Il 25 marzo del 2008 in un container di Eindhoven, a neanche 14 anni (è nato il 21 maggio del 1994), dopo aver conquistato l’oro agli Europei, Tom puntava lo sguardo dentro le telecamere con la naturalezza della star e l’apparecchio tra i denti. Come tutti coloro che non hanno abbandonato del tutto l’infanzia, mescolava sicurezze («voglio essere campione olimpico») e desideri (un gelato, negatogli da una dieta feroce). Una vita in equilibrio tra allenamenti durissimi (durante la scuola 45 minuti la mattina, prima di andare in classe e 2 ore e mezzo il pomeriggio, in vacanza 6 ore al giorno) e un interesse quasi morboso della gente. Tom era uno dei «figli del Tass» il programma per scovare e sostenere atleti di talento nelle scuole e avviarli allo sport di vertice. Aveva anche il sostegno del Daily Mail : suo padre, a cui era stato diagnosticato il male nel 2004, non lavorava più.
La Gran Bretagna aspettava l’oro a Londra.
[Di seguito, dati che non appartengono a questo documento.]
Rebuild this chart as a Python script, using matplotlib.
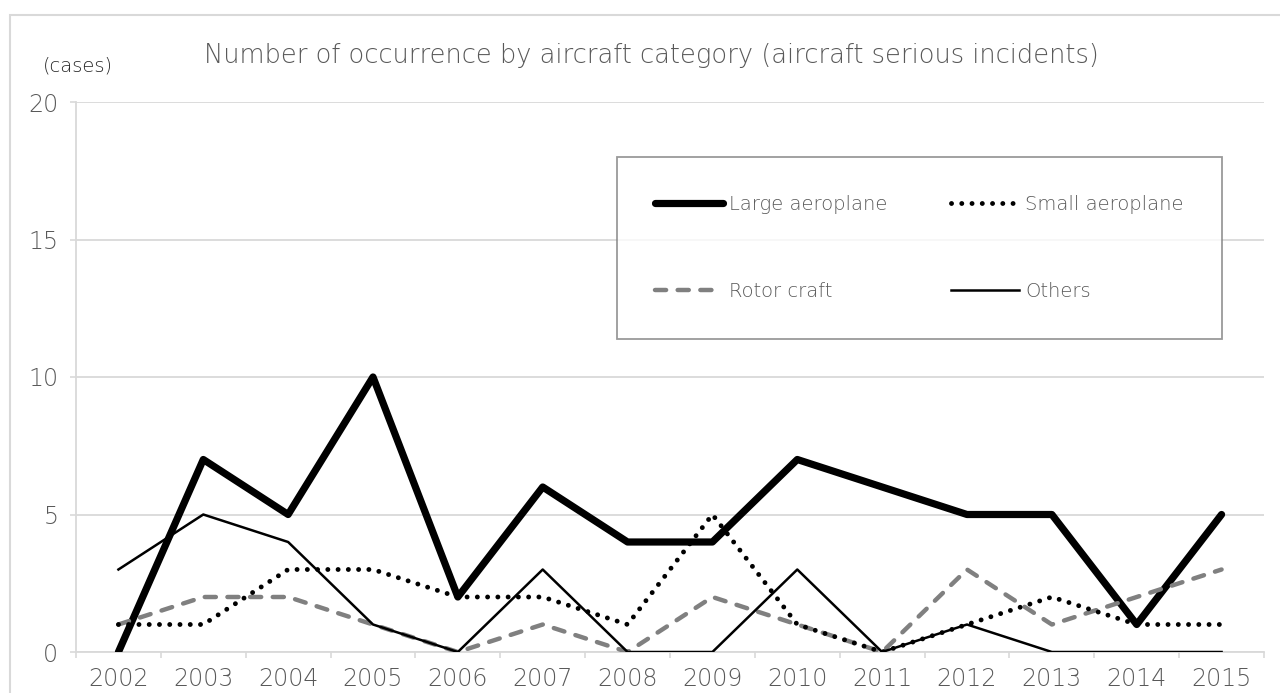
import numpy as np
import matplotlib

matplotlib.use("Agg")
import matplotlib.pyplot as plt
from matplotlib.patches import Rectangle

years = [str(y) for y in range(2002, 2016)]
large = [0, 7, 5, 10, 2, 6, 4, 4, 7, 6, 5, 5, 1, 5]
small = [1, 1, 3, 3, 2, 2, 1, 5, 1, 0, 1, 2, 1, 1]
rotor = [1, 2, 2, 1, 0, 1, 0, 2, 1, 0, 3, 1, 2, 3]
others = [3, 5, 4, 1, 0, 3, 0, 0, 3, 0, 1, 0, 0, 0]

plt.rcParams["font.family"] = ["DejaVu Sans", "Noto Sans CJK JP"]
plt.rcParams["font.weight"] = "light"
GRID = "#d9d9d9"
TEXT = "#595959"

fig = plt.figure(figsize=(12.8, 6.93), dpi=100)
ax = fig.add_axes([76 / 1280, 1 - 652 / 693, (1264 - 76) / 1280, (652 - 102) / 693])

# outer chart border
fig.patches.append(
    Rectangle((10 / 1280, -0.1), 1.2, 1.1 - 15 / 693, transform=fig.transFigure,
              fill=False, edgecolor=GRID, lw=1.5)
)

x = np.arange(len(years))

ax.plot(x, large, color="black", lw=5.2, solid_joinstyle="round",
        solid_capstyle="round", zorder=3, label="Large aeroplane")
ax.plot(x, rotor, color="#808080", lw=3.2, linestyle=(0, (2.5, 2.6)),
        dash_capstyle="round", zorder=4, label="Rotor craft")
ax.plot(x, small, color="black", lw=3.5, linestyle=(0, (0.01, 2.1)),
        dash_capstyle="round", zorder=5, label="Small aeroplane")
ax.plot(x, others, color="black", lw=1.8, zorder=6, label="Others")

ax.set_xlim(-0.5, len(years) - 0.5)
ax.set_ylim(0, 20)

ax.set_xticks(np.arange(-0.5, len(years), 1))
ax.set_xticklabels([])
ax.set_xticks(x, minor=True)
ax.set_xticklabels(years, minor=True)
ax.tick_params(axis="x", which="major", length=4.3, width=1.2, color=GRID)
ax.tick_params(axis="x", which="minor", length=0, pad=11, labelsize=17,
               labelcolor=TEXT)

ax.set_yticks([0, 5, 10, 15, 20])
ax.tick_params(axis="y", length=4.3, width=1.2, color=GRID, pad=8.5,
               labelsize=17, labelcolor=TEXT)
ax.grid(axis="y", color=GRID, lw=1.3)
ax.set_axisbelow(True)

for side in ["top", "right"]:
    ax.spines[side].set_visible(False)
for side in ["left", "bottom"]:
    ax.spines[side].set_color(GRID)
    ax.spines[side].set_linewidth(1.3)

fig.text(651 / 1280, 1 - 63 / 693,
         "Number of occurrence by aircraft category (aircraft serious incidents)",
         ha="center", va="baseline", fontsize=18.5, color=TEXT)
fig.text(78 / 1280, 1 - 72 / 693, "(cases)", ha="center", va="baseline",
         fontsize=14, color="#262626")

leg = ax.legend(ncol=2, loc="upper left",
                bbox_to_anchor=(617 / 1280, 1 - 157 / 693),
                bbox_transform=fig.transFigure, borderaxespad=0, fontsize=14,
                labelcolor=TEXT, frameon=True, fancybox=False,
                edgecolor="#808080", borderpad=1.95, labelspacing=3.5,
                handlelength=3.5, handletextpad=0.3, columnspacing=3.3)
leg.get_frame().set_linewidth(1.3)

plt.savefig("out.png", dpi=100)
Tutta questa esistenza «flashata» ha avuto il suo contrappasso proprio al London Aquatics Centre: Tom ha sbagliato il primo tuffo, zavorrato dall’emozione e abbagliato dagli scatti dei fotografi e dai riflessi di tutte le telecamere puntate su di lui. Ha chiesto e ottenuto di ripetere il tuffo ma questo non è bastato: è finito terzo, dietro David Boudia (Usa) e Qiu Bo (Cina). Il 2012, cominciato con le accuse del performance director della squadra britannica, Alexei Evangulov, critico con Tom «perché le attività commerciali e mediatiche possono andare a discapito dell’allenamento», è terminato con i violenti insulti sulla Rete dopo il bronzo, per cui sono finite in galera due persone.
Da ragazzino ascoltava «World» di Daniel Kelly, un pianista jazz con ritmi afro-cubani. Non si è mai interessato di football, ma di ginnastica e tuffi. Qualche mese fa aveva negato di essere gay al Daily Mirror e neanche ora il tuffo è completo: «Mi sento ancora attratto dalle donne, ma sono felice nella situazione attuale». A inizio 2013 è comparso, come maestro delle star, in «Splash» (da noi «Stasera mi butto») il reality sui tuffi-vip. Ma a volersi tuffare, oltre confessioni pubbliche, comparsate tv e interesse popolare («uomo più sexy del mondo» per la rivista Attitude ), è ancora lui: «Voglio vincere una medaglia d’oro ai Giochi di Rio 2016». Il sogno di quel bambino/uomo è ancora intatto.